WHAT IS BEING ASKED
Starting at the line that contains "Convert this chart to Plotly.js code." and stopping at the line that contains "const yTicks = [2,4,6,8,10];", transcribe every line of the material below exactly; pictures stay out.

TASK MATERIAL
══════════
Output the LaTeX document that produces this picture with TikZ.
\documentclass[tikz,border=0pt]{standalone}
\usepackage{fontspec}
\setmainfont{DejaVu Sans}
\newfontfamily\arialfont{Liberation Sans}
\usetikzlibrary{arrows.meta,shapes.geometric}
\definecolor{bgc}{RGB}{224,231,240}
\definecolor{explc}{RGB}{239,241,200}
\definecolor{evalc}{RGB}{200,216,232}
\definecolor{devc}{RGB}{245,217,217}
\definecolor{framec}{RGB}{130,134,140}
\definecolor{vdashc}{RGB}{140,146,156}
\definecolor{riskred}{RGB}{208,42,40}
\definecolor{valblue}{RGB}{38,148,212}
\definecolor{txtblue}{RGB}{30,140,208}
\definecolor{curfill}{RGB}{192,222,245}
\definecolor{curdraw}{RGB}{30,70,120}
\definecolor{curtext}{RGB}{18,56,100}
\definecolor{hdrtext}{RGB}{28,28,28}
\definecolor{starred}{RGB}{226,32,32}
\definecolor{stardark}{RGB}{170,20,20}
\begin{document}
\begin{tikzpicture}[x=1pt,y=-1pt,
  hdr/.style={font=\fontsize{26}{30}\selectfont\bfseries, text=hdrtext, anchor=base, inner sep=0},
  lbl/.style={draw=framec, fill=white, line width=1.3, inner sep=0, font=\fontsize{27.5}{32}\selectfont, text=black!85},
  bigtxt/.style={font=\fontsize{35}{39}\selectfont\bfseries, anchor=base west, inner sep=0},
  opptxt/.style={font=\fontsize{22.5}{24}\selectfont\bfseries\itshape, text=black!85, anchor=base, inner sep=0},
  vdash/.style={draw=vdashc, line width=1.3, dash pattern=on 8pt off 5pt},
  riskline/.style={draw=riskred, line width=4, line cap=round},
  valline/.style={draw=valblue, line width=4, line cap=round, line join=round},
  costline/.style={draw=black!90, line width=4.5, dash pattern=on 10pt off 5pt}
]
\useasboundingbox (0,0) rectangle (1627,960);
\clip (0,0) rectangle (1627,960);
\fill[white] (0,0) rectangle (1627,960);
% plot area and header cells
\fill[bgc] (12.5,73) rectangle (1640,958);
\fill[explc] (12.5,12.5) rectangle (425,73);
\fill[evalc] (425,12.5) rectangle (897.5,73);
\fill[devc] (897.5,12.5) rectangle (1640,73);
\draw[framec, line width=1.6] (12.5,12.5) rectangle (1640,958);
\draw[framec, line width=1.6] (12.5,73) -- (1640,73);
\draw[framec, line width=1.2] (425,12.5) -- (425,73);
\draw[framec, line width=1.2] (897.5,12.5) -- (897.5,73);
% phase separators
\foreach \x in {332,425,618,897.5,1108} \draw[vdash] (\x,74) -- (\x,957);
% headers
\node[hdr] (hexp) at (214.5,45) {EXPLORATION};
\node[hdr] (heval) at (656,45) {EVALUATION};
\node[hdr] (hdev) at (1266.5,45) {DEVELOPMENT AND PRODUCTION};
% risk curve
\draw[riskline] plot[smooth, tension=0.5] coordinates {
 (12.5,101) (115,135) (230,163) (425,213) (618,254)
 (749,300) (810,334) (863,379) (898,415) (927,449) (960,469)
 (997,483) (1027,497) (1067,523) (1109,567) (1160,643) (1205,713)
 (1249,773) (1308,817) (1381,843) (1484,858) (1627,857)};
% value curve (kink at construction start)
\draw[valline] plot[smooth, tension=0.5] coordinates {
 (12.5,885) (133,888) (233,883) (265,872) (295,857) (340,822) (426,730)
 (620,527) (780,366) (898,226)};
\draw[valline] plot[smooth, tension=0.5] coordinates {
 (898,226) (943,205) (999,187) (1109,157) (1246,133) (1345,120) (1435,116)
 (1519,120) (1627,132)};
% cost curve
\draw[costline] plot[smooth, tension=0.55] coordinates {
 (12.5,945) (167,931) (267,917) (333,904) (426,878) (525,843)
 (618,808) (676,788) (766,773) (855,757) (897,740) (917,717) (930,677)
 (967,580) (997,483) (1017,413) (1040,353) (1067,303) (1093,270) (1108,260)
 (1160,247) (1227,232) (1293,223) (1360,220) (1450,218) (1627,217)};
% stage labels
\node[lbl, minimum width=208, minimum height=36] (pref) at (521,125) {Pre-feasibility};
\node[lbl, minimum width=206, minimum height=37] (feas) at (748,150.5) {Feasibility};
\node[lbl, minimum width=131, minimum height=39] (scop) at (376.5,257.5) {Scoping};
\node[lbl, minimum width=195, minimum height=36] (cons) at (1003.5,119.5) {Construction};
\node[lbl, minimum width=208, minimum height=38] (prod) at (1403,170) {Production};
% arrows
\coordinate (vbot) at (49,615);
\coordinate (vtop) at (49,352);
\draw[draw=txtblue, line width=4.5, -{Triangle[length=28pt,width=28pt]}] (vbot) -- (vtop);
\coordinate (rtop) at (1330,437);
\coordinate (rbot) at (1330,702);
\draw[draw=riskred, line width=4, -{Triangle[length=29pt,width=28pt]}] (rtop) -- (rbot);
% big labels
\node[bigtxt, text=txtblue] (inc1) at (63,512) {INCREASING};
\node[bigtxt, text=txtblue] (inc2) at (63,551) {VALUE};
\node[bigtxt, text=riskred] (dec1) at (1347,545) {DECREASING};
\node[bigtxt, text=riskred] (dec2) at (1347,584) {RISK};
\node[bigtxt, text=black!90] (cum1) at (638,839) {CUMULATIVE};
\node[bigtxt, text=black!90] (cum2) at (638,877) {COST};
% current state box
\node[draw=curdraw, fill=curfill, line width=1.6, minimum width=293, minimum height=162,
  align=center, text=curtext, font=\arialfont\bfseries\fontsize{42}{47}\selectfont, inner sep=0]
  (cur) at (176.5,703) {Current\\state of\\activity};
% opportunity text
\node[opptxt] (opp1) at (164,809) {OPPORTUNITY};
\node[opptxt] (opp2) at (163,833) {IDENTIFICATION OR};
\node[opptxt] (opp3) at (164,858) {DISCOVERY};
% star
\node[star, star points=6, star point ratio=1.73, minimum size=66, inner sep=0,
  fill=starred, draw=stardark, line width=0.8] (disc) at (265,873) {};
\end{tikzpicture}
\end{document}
══════════
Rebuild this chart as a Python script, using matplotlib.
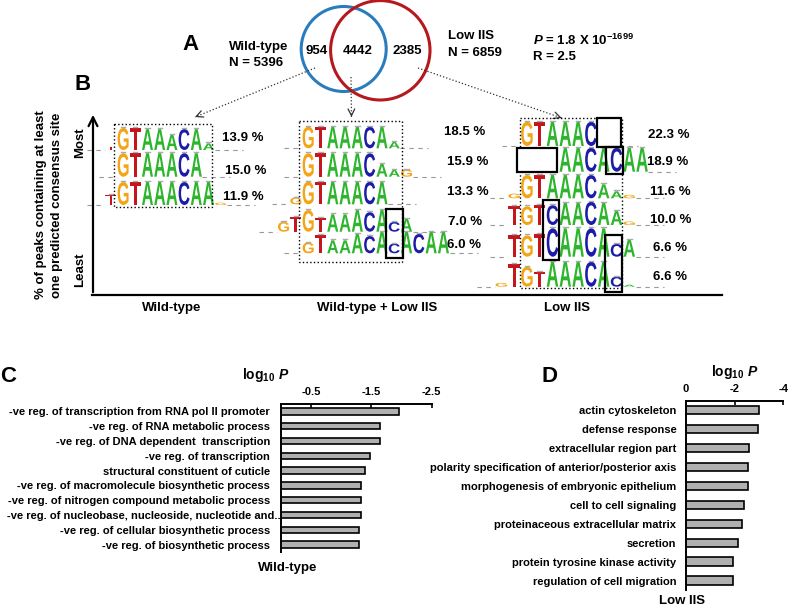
══════════
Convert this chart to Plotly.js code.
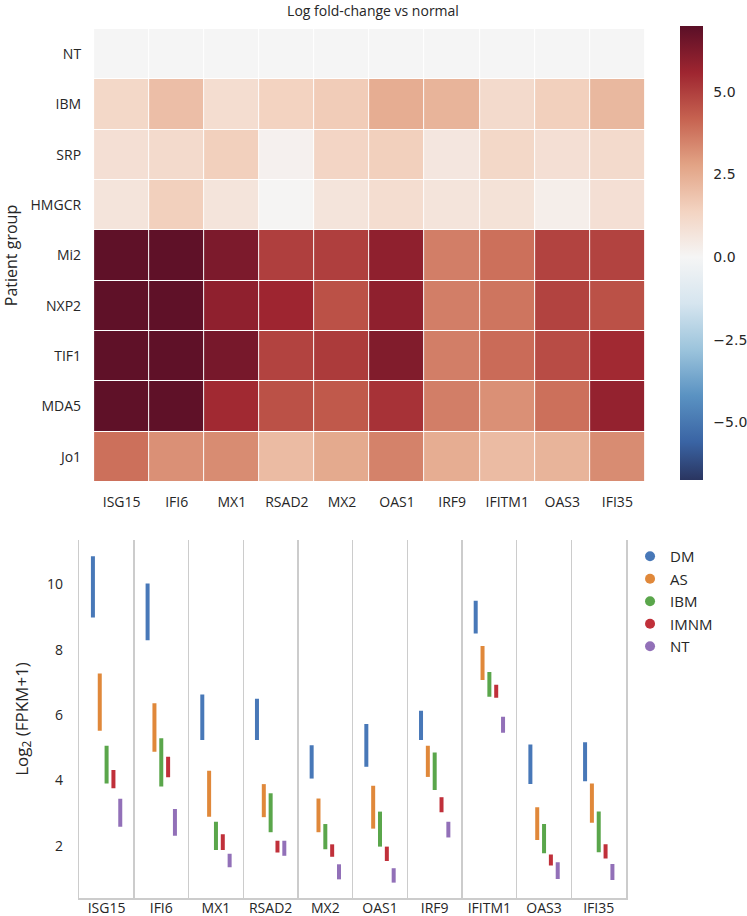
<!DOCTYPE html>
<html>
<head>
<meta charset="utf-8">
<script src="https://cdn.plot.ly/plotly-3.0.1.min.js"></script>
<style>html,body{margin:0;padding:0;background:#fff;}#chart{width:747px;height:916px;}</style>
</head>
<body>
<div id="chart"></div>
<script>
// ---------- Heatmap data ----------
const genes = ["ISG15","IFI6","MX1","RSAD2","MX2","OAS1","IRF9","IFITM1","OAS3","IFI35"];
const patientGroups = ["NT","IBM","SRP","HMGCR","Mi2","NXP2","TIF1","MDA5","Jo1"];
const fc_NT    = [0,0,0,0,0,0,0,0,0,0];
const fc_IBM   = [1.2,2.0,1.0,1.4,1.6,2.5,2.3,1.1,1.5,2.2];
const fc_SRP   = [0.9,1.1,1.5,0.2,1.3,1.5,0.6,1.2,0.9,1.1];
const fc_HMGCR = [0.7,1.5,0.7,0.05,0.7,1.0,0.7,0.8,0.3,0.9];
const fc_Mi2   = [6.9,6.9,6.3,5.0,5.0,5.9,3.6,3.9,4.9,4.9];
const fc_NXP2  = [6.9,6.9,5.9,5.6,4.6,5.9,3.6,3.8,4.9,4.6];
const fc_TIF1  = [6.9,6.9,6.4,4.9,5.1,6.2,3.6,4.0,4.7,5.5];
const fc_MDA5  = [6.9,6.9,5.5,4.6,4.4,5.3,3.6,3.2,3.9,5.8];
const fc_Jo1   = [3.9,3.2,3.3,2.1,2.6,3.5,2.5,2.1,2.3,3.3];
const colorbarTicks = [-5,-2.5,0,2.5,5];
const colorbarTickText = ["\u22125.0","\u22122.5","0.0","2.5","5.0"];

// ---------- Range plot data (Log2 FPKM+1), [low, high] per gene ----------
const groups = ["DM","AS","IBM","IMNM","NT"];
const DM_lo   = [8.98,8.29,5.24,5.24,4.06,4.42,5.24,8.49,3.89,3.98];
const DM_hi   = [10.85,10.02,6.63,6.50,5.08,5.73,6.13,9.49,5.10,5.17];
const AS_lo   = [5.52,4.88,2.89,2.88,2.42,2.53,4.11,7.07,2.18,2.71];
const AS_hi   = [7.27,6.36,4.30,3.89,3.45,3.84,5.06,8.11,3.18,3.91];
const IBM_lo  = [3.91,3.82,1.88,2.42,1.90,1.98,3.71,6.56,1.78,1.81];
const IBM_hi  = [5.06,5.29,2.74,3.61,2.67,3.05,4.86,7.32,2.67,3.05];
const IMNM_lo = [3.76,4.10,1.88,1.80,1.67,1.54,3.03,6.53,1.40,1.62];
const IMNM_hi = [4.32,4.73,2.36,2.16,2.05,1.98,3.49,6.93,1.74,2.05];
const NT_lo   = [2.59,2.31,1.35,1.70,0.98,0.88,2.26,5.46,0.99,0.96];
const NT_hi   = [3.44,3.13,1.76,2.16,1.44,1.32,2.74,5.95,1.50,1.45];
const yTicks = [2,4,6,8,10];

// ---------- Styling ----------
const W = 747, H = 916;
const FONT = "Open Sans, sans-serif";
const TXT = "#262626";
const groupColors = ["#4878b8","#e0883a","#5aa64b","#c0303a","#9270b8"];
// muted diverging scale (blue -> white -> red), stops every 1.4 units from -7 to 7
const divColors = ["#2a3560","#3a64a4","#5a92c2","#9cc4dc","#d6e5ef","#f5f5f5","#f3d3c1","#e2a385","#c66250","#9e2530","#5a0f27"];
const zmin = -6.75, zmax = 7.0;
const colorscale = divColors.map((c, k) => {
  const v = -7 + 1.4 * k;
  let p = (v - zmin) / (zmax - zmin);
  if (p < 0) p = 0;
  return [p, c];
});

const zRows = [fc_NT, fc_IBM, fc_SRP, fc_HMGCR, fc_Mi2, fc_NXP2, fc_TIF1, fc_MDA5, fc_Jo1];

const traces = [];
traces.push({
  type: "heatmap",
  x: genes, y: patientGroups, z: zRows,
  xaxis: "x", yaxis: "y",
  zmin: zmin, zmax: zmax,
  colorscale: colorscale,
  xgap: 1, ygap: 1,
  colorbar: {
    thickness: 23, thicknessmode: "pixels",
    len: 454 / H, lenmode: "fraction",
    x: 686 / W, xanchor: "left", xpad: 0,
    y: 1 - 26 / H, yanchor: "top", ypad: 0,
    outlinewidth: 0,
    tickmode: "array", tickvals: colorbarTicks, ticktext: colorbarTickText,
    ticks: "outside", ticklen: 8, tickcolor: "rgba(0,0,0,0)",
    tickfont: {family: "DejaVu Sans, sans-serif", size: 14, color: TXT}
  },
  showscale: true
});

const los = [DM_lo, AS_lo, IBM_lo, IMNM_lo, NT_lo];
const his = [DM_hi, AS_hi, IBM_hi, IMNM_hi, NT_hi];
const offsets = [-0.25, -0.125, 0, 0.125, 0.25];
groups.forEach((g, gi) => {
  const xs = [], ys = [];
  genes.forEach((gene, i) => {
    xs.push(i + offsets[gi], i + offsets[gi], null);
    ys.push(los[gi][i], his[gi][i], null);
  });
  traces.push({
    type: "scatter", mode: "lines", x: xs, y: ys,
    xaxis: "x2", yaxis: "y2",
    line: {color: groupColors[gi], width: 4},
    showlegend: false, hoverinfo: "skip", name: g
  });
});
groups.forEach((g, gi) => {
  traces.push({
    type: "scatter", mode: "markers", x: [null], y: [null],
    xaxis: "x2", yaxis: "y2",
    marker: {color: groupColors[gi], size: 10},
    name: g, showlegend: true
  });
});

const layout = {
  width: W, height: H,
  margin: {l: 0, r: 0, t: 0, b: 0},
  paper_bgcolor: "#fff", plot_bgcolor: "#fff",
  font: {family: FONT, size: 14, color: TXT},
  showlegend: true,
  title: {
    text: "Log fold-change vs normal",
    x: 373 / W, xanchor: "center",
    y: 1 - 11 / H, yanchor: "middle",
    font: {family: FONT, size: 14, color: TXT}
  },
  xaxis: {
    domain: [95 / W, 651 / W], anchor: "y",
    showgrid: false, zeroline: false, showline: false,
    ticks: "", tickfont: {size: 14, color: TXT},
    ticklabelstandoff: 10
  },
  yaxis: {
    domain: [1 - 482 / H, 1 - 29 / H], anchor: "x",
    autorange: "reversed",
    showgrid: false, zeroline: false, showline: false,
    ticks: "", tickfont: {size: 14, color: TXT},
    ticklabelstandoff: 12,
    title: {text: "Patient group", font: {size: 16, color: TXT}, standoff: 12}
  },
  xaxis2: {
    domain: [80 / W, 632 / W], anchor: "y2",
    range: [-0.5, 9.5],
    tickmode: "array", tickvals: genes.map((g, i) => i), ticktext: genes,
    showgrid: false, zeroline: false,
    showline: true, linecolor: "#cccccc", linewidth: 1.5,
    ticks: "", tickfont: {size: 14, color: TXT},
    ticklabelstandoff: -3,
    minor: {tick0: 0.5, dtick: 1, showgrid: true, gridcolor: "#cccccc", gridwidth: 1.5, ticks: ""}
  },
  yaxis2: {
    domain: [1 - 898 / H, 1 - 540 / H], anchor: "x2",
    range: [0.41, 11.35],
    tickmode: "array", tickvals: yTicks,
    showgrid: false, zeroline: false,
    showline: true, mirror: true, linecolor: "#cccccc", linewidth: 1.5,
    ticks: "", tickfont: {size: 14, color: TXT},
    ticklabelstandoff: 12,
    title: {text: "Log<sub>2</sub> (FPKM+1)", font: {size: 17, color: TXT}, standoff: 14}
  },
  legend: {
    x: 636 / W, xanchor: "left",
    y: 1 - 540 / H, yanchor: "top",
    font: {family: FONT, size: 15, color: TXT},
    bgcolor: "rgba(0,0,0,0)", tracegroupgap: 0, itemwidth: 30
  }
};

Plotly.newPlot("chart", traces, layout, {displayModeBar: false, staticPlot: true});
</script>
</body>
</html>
══════════
REPLY TO THE EXERCISE
Convert this chart to Plotly.js code.
<!DOCTYPE html>
<html>
<head>
<meta charset="utf-8">
<script src="https://cdn.plot.ly/plotly-3.0.1.min.js"></script>
<style>html,body{margin:0;padding:0;background:#fff;}#chart{width:747px;height:916px;}</style>
</head>
<body>
<div id="chart"></div>
<script>
// ---------- Heatmap data ----------
const genes = ["ISG15","IFI6","MX1","RSAD2","MX2","OAS1","IRF9","IFITM1","OAS3","IFI35"];
const patientGroups = ["NT","IBM","SRP","HMGCR","Mi2","NXP2","TIF1","MDA5","Jo1"];
const fc_NT    = [0,0,0,0,0,0,0,0,0,0];
const fc_IBM   = [1.2,2.0,1.0,1.4,1.6,2.5,2.3,1.1,1.5,2.2];
const fc_SRP   = [0.9,1.1,1.5,0.2,1.3,1.5,0.6,1.2,0.9,1.1];
const fc_HMGCR = [0.7,1.5,0.7,0.05,0.7,1.0,0.7,0.8,0.3,0.9];
const fc_Mi2   = [6.9,6.9,6.3,5.0,5.0,5.9,3.6,3.9,4.9,4.9];
const fc_NXP2  = [6.9,6.9,5.9,5.6,4.6,5.9,3.6,3.8,4.9,4.6];
const fc_TIF1  = [6.9,6.9,6.4,4.9,5.1,6.2,3.6,4.0,4.7,5.5];
const fc_MDA5  = [6.9,6.9,5.5,4.6,4.4,5.3,3.6,3.2,3.9,5.8];
const fc_Jo1   = [3.9,3.2,3.3,2.1,2.6,3.5,2.5,2.1,2.3,3.3];
const colorbarTicks = [-5,-2.5,0,2.5,5];
const colorbarTickText = ["\u22125.0","\u22122.5","0.0","2.5","5.0"];

// ---------- Range plot data (Log2 FPKM+1), [low, high] per gene ----------
const groups = ["DM","AS","IBM","IMNM","NT"];
const DM_lo   = [8.98,8.29,5.24,5.24,4.06,4.42,5.24,8.49,3.89,3.98];
const DM_hi   = [10.85,10.02,6.63,6.50,5.08,5.73,6.13,9.49,5.10,5.17];
const AS_lo   = [5.52,4.88,2.89,2.88,2.42,2.53,4.11,7.07,2.18,2.71];
const AS_hi   = [7.27,6.36,4.30,3.89,3.45,3.84,5.06,8.11,3.18,3.91];
const IBM_lo  = [3.91,3.82,1.88,2.42,1.90,1.98,3.71,6.56,1.78,1.81];
const IBM_hi  = [5.06,5.29,2.74,3.61,2.67,3.05,4.86,7.32,2.67,3.05];
const IMNM_lo = [3.76,4.10,1.88,1.80,1.67,1.54,3.03,6.53,1.40,1.62];
const IMNM_hi = [4.32,4.73,2.36,2.16,2.05,1.98,3.49,6.93,1.74,2.05];
const NT_lo   = [2.59,2.31,1.35,1.70,0.98,0.88,2.26,5.46,0.99,0.96];
const NT_hi   = [3.44,3.13,1.76,2.16,1.44,1.32,2.74,5.95,1.50,1.45];
const yTicks = [2,4,6,8,10];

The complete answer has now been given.